__Your instructions__
Where a line of the material contains the string "image", copy that line.

__Provided data__
>>>

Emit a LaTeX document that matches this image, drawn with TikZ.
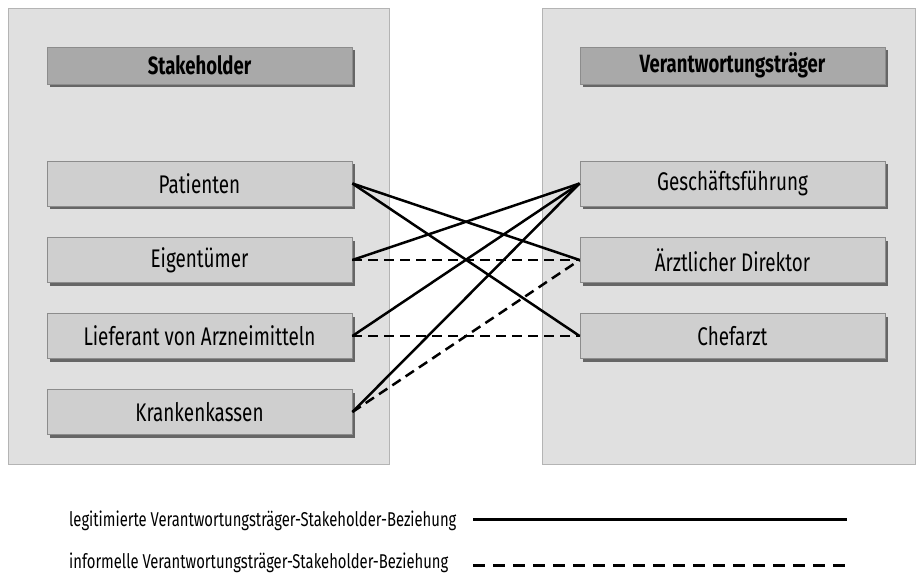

<<<
>>>

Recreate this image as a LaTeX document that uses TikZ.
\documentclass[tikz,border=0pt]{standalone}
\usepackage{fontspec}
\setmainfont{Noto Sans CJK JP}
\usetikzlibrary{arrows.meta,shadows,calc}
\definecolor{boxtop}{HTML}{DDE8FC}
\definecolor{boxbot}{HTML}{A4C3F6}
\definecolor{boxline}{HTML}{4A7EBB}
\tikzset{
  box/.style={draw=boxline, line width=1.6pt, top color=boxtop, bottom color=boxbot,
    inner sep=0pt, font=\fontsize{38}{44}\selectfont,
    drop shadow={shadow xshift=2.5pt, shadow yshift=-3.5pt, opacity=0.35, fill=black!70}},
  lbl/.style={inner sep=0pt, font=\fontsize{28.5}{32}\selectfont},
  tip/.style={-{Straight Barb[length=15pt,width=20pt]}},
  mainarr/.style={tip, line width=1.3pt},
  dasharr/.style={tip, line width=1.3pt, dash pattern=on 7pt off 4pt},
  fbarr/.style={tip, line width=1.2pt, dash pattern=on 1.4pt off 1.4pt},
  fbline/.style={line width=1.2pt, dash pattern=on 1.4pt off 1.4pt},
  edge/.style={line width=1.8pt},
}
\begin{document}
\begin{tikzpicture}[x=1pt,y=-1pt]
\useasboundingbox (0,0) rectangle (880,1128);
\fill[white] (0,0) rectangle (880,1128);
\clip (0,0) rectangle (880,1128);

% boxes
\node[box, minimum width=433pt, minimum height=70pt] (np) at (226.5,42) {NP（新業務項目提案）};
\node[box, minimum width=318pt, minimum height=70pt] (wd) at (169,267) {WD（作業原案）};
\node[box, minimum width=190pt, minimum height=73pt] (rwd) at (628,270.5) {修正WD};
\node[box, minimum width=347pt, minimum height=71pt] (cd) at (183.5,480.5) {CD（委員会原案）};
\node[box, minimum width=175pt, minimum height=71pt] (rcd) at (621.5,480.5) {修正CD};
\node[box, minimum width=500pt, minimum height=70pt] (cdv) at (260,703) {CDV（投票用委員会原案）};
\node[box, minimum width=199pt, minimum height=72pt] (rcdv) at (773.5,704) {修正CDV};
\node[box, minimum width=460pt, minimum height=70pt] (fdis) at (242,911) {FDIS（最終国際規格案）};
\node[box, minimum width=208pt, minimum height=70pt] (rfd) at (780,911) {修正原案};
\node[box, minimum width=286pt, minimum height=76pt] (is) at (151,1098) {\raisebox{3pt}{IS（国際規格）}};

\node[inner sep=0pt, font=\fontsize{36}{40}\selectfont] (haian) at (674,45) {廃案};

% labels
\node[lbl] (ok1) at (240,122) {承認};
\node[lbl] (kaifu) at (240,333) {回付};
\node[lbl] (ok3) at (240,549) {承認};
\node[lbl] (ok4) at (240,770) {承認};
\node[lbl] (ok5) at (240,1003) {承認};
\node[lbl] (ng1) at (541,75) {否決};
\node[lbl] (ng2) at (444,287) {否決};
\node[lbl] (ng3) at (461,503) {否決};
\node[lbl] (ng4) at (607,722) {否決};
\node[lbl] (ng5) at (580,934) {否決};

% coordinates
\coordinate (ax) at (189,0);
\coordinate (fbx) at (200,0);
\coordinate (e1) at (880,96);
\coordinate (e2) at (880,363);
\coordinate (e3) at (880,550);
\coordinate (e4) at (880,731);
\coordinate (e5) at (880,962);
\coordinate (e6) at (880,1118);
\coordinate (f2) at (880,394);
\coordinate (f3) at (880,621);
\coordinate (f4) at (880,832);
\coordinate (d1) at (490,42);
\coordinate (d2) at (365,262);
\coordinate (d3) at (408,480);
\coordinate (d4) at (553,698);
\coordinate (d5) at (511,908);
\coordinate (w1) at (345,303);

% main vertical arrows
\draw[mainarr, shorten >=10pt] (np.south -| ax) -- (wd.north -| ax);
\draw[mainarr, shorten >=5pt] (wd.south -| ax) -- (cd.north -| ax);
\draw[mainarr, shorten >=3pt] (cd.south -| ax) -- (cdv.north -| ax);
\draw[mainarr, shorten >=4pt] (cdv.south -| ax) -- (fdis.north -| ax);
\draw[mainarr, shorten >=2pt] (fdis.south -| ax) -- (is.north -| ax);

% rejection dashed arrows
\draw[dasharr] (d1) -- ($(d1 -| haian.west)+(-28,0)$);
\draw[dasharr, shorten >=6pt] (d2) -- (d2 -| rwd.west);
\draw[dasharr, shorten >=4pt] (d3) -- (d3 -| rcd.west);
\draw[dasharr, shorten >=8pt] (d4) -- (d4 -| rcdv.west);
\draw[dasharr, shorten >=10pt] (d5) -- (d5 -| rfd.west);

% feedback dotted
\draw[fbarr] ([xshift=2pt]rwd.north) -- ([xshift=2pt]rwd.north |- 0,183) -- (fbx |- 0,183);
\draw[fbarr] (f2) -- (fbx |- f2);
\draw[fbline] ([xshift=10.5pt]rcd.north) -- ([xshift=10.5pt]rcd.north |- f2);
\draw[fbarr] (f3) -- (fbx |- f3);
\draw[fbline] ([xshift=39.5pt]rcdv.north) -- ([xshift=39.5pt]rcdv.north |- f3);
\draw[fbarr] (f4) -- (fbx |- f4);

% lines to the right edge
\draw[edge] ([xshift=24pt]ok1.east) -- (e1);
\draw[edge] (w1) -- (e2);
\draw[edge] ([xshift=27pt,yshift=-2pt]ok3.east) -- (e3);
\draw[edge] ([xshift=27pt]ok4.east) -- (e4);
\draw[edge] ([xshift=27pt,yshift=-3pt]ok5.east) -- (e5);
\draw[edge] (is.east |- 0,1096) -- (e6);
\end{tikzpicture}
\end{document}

<<<
>>>

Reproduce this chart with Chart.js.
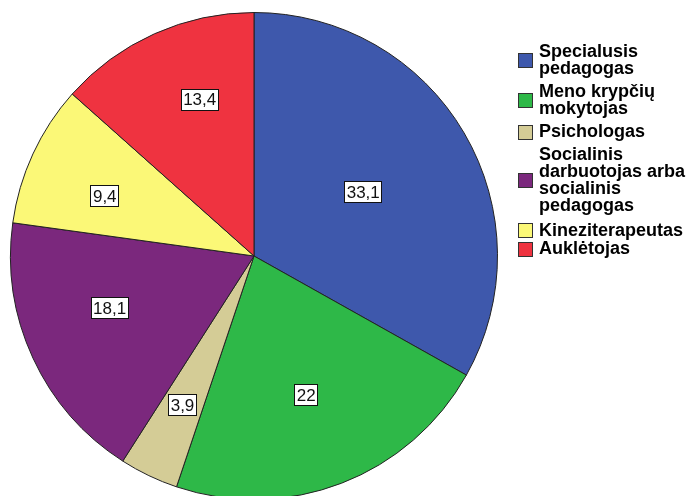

<<<

__Reply to the exercise__
Emit a LaTeX document that matches this image, drawn with TikZ.
Recreate this image as a LaTeX document that uses TikZ.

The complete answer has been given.